Vaish Associates Advocates View:

The SC distinguished the role of a financial creditor and secured creditor. The SC by this Judgement clarified that if the Corporate Debtor does not owe a financial debt to the Lender, then the Lender cannot be recognized as a financial creditor. The SC observed that, methods for raising debt may include modes prescribed in sub-clauses (a) to (f) of Section 5(8) of the IBC. Further, the judiciary has on multiple occasions clarified without an iota of doubt that for a debt to become ‘financial debt’, the fundamental principle is that the debt must exist and that it ought to be a disbursal against the consideration for time value of money, even if the mode of raising debt is not necessarily as stated in the section, it must at least have the features which could be traced to such essential elements in the principal clause of Section 5(8) of the IBC.

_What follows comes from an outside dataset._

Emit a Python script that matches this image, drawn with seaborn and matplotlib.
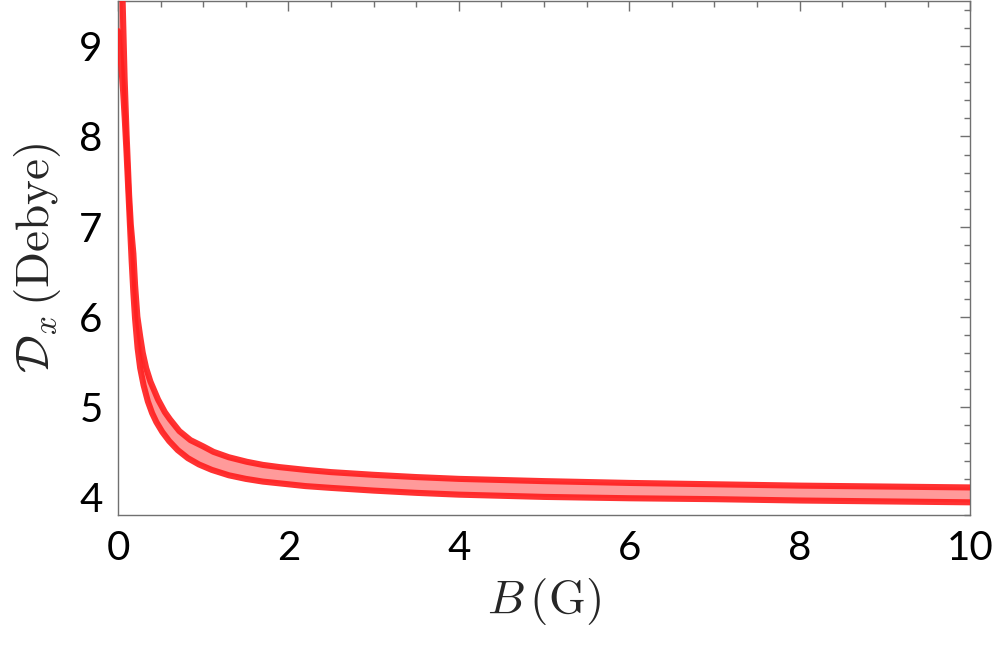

The SC observed the unique position that the financial creditor holds, due to its own direct involvement in a functional existence of the corporate debtor. The SC observed that the financial creditors are entrusted with the task of ensuring the sustenance and growth of the corporate debtor, akin to that of a guardian. In other words, in the context of CIRP, this class of stakeholder, namely, financial creditor, is entrusted by the legislature with such a role that it would look forward to ensure that the corporate debtor is rejuvenated and gets back on its wheels with reasonable capacity of repaying its debts and to discharge its various obligations. Therefore, the role of financial creditors and the consequential benefits they receive, including the voting rights in the committee of creditors, aim for the resolution of the corporate debtor.